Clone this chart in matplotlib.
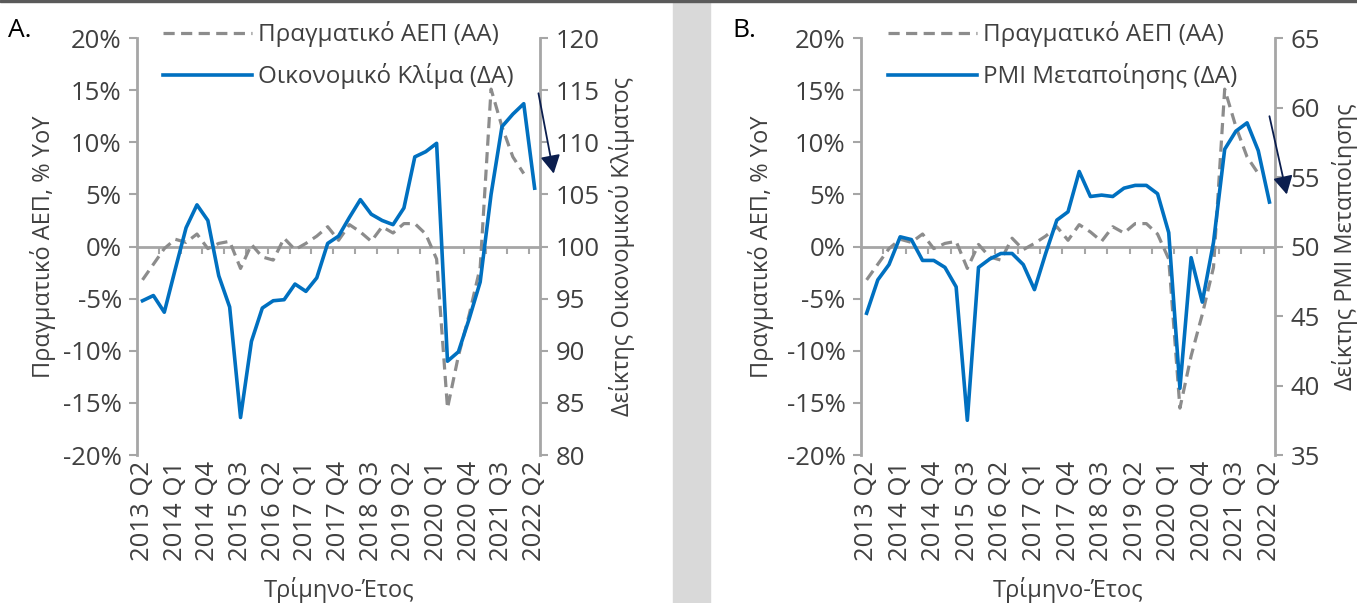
import numpy as np
import matplotlib.pyplot as plt
from matplotlib.patches import Rectangle
from matplotlib.ticker import FuncFormatter

plt.rcParams['font.family'] = ['Open Sans', 'DejaVu Sans']

# Quarterly data, 2013 Q2 .. 2022 Q2
tick_labels = ['2013 Q2', '2014 Q1', '2014 Q4', '2015 Q3', '2016 Q2', '2017 Q1', '2017 Q4',
               '2018 Q3', '2019 Q2', '2020 Q1', '2020 Q4', '2021 Q3', '2022 Q2']

# Real GDP, % YoY (2022 Q2 not available)
gdp = [-3.2, -1.7, -0.2, 0.7, 0.4, 1.2, -0.2, 0.3, 0.5, -2.1,
       0.2, -1.0, -1.3, 0.8, -0.3, 0.3, 1.0, 1.9, 0.6, 2.1,
       1.4, 0.5, 1.9, 1.3, 2.2, 2.2, 1.2, -1.2, -15.5, -10.5,
       -6.5, -2.0, 15.1, 11.5, 8.6, 7.0, np.nan]

# Economic sentiment indicator
climate = [94.8, 95.3, 93.7, 97.8, 101.8, 104.0, 102.5, 97.2, 94.2, 83.6,
           90.9, 94.1, 94.8, 94.9, 96.4, 95.7, 97.0, 100.3, 101.0, 102.8,
           104.5, 103.1, 102.5, 102.1, 103.7, 108.6, 109.1, 109.9, 89.0, 89.9,
           93.1, 96.6, 105.0, 111.5, 112.7, 113.7, 105.6]

# Manufacturing PMI
pmi = [45.2, 47.6, 48.7, 50.7, 50.5, 49.0, 49.0, 48.5, 47.1, 37.5,
       48.5, 49.1, 49.5, 49.5, 48.7, 46.9, 49.5, 51.9, 52.5, 55.4,
       53.6, 53.7, 53.6, 54.2, 54.4, 54.4, 53.8, 51.0, 39.8, 49.2,
       46.0, 50.3, 57.0, 58.3, 58.9, 56.9, 53.2]

blue = '#0070C0'
dgray = '#8C8C8C'
agray = '#A6A6A6'
tcol = '#404040'
navy = '#0B1E4E'
TFS = 18.5   # tick labels
LFS = 17     # axis labels
GFS = 17.5   # legend

fig = plt.figure(figsize=(13.57, 6.03), dpi=100)

# grey separator and top border
fig.patches.append(Rectangle((0.496, 0), 0.027, 0.996, transform=fig.transFigure,
                             color='#D9D9D9', zorder=0))
fig.patches.append(Rectangle((0, 0.996), 1, 0.004, transform=fig.transFigure,
                             color='#5A5A5A', zorder=0))


def panel(rect, vals, ylim2, yticks2, ylabel2, name2, letter, letter_x, arrow, lab_x):
    x = np.arange(len(gdp))
    ax = fig.add_axes(rect)
    ax2 = ax.twinx()

    ax.plot(x, gdp, color=dgray, lw=2.3, dashes=(3.5, 2), label='Πραγματικό ΑΕΠ (ΑΑ)')
    ax2.plot(x, vals, color=blue, lw=2.6, label=name2)

    ax.set_xlim(-0.5, len(x) - 0.5)
    ax.set_ylim(-20, 20)
    ax.set_yticks(np.arange(-20, 21, 5))
    ax.yaxis.set_major_formatter(FuncFormatter(lambda v, p: '%d%%' % v))
    ax2.set_ylim(*ylim2)
    ax2.set_yticks(yticks2)

    ax.set_xticks(np.arange(0, len(x), 3))
    ax.set_xticklabels(tick_labels, rotation=90)
    ax.tick_params(axis='x', length=0, pad=4, labelsize=TFS, labelcolor=tcol)
    ax.tick_params(axis='y', length=6, width=1.5, pad=5, color=agray, labelsize=TFS, labelcolor=tcol)
    ax2.tick_params(axis='y', length=6, width=1.5, pad=5, color=agray, labelsize=TFS, labelcolor=tcol)

    for s in ['top', 'bottom', 'right']:
        ax.spines[s].set_visible(False)
    for s in ['top', 'bottom', 'left']:
        ax2.spines[s].set_visible(False)
    ax.spines['left'].set_color(agray)
    ax.spines['left'].set_linewidth(2)
    ax2.spines['right'].set_color(agray)
    ax2.spines['right'].set_linewidth(2)

    # zero line with small ticks
    sec = ax.secondary_xaxis(0.5)
    sec.set_alignment('bottom')
    sec.set_xticks(np.arange(1.5, len(x) - 1, 2))
    sec.tick_params(axis='x', length=5, width=1.5, color=agray, labelbottom=False)
    sec.spines['bottom'].set_color(agray)
    sec.spines['bottom'].set_linewidth(2)

    ax.set_ylabel('Πραγματικό ΑΕΠ, % YoY', fontsize=LFS, color=tcol)
    ax.yaxis.set_label_coords(lab_x[0], 0.5)
    ax2.set_ylabel(ylabel2, fontsize=LFS, color=tcol)
    ax2.yaxis.set_label_coords(lab_x[1], 0.5)
    ax.set_xlabel('Τρίμηνο-Έτος', fontsize=LFS, color=tcol)
    ax.xaxis.set_label_coords(0.5, -0.292)

    h1, l1 = ax.get_legend_handles_labels()
    h2, l2 = ax2.get_legend_handles_labels()
    leg = ax2.legend(h1 + h2, l1 + l2, loc='upper left', bbox_to_anchor=(0.065, 1.04),
                     frameon=False, fontsize=GFS, handlelength=3.65, handletextpad=0.25,
                     labelspacing=0.65, borderpad=0, borderaxespad=0)
    for t in leg.get_texts():
        t.set_color(tcol)

    ax2.annotate('', xy=arrow[1], xytext=arrow[0], xycoords=ax.transData,
                 textcoords=ax.transData, annotation_clip=False,
                 arrowprops=dict(arrowstyle='-|>,head_length=0.55,head_width=0.3',
                                 mutation_scale=20, color=navy, lw=1.3, shrinkA=0, shrinkB=0))

    fig.text(letter_x, 0.95, letter, fontsize=19, color='black', va='center')


panel([0.101, 0.2454, 0.297, 0.6915], climate, (80, 120), np.arange(80, 121, 5),
      'Δείκτης Οικονομικού Κλίματος', 'Οικονομικό Κλίμα (ΔΑ)', 'A.', 0.006,
      [(36.35, 14.7), (37.75, 7.0)], (-0.20, 1.171))

panel([0.6345, 0.2454, 0.3051, 0.6915], pmi, (35, 65), np.arange(35, 66, 5),
      'Δείκτης PMI Μεταποίησης', 'PMI Μεταποίησης (ΔΑ)', 'B.', 0.540,
      [(36.0, 12.5), (37.55, 5.0)], (-0.21, 1.138))

plt.savefig('out.png', dpi=100)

================

▸ **EXERCISE INSTRUCTIONS**
Copy out every line that includes the word "matplotlib".

▸ **OUTPUT OF THE EXERCISE**
Clone this chart in matplotlib.
import matplotlib.pyplot as plt
from matplotlib.patches import Rectangle
from matplotlib.ticker import FuncFormatter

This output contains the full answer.